No dia seguinte, Erbene estava inscrita. O que antes ela levava oito dias para produzir, hoje é feio em um dia e meio. As vendas ocorrem com muito mais frequência, com participação dela nas feirinhas organizadas pela gestão municipal, ou por outras integrantes do projeto, que levam suas bonecas de pano e as vendem em troca de uma porcentagem por peça comercializada.

O Costurando o Futuro existe desde 13 de dezembro de 2021 e segue a lógica de coworking. É um espaço compartilhado, colaborativo e gratuito, voltado para as atividades de corte e costura, produzido por pessoas em situação de vulnerabilidade social. Os 12 equipamentos estão localizados nos bairros Bom Jardim, Vila União, Ancuri, Jangurussu, Vila Velha, Cristo Redentor, José Walter, Conjunto Ceará, Barra do Ceará, Vicente Pinzón, Canindezinho e Mondubim.

A Prefeitura ainda deve instalar novos ateliês no Cuca Pici e uma unidade referencial próximo à antiga Fábrica Guararapes. “Eu digo que o ateliê é uma colcha de retalhos. Cada um chega com seu pedacinho de conhecimento e vai passando para as outras. Depois a gente junta tudo e faz uma colcha enorme de tudo aquilo”, reforça Erbene.
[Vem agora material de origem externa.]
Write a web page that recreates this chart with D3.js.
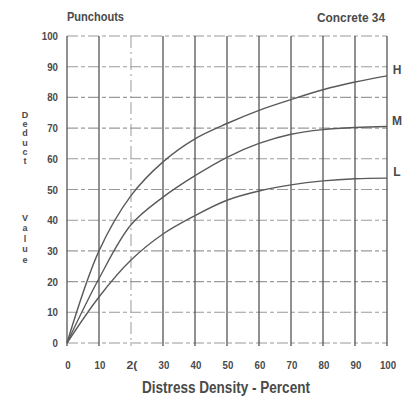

Karina Soriano, fundadora da Curando a Pele, empresa de cosméticos naturais, participou do programa Nossas Guerreiras (Foto: Divulgação)

Nossas Guerreiras

Para o professor universitário e membro do Conselho Regional de Economia do Ceará (Corecon-CE), Ricardo Coimbra, há uma mão de obra, principalmente a feminina, que muitas vezes fica excluída e precisa de incentivo. “A criação de programas específicos potencializa a reinserção dessa força de trabalho no mercado e, ao longo do tempo, torna-se possível realocar essa parcela da população dentro de toda a cadeia produtiva”, observa.

Lançado em 21 de outubro de 2021, o programa Nossas Guerreiras também vem ajudando a estimular o empreendedorismo feminino na Capital. A iniciativa já beneficiou 8.498 mulheres com crédito orientado de R$ 3 mil, tendo investido R$ 25 milhões na economia local. A meta é ofertar crédito para até 17 mil empreendedoras locais.

A fisioterapeuta Karina Soriano, 39 anos, é fundadora da Curando a Pele, empresa de cosméticos naturais. Surgiu durante a pandemia de covid-19, quando ela iniciou seus estudos sobre clareamento natural. “Os cosméticos são todos feitos por mim, meus primeiros produtos foram os séruns clareadores. Em 2022, comecei a fazer os sabonetes clareadores, e a empresa começou a crescer”, lembra.

Karina soube do Nossas Guerreiras por meio de uma notícia de jornal. “Consegui fazer todo o processo pela internet, desde a inscrição até o momento de assinar a documentação para receber o crédito. O programa foi um divisor de águas no meu empreendimento, pois, além do crédito para investir em produtos e cursos, tive oportunidades de participar de várias feiras organizadas pelo Município”, conta.

Por meio do Nossas Guerreiras, Karina também teve acesso aos cursos de outro programa de formação, o Fortaleza Capacita. “Os cursos ajudam muito na profissionalização do empreendimento, permitem que a gente cresça profissionalmente. Antes dos programas, eu praticamente não vendia. Hoje, todos os meus rendimentos são da Curando a Pele. Já consegui terminar minha pós em dermatologia funcional e pago plano de saúde pra mim, tudo com o que ganho”, comemora.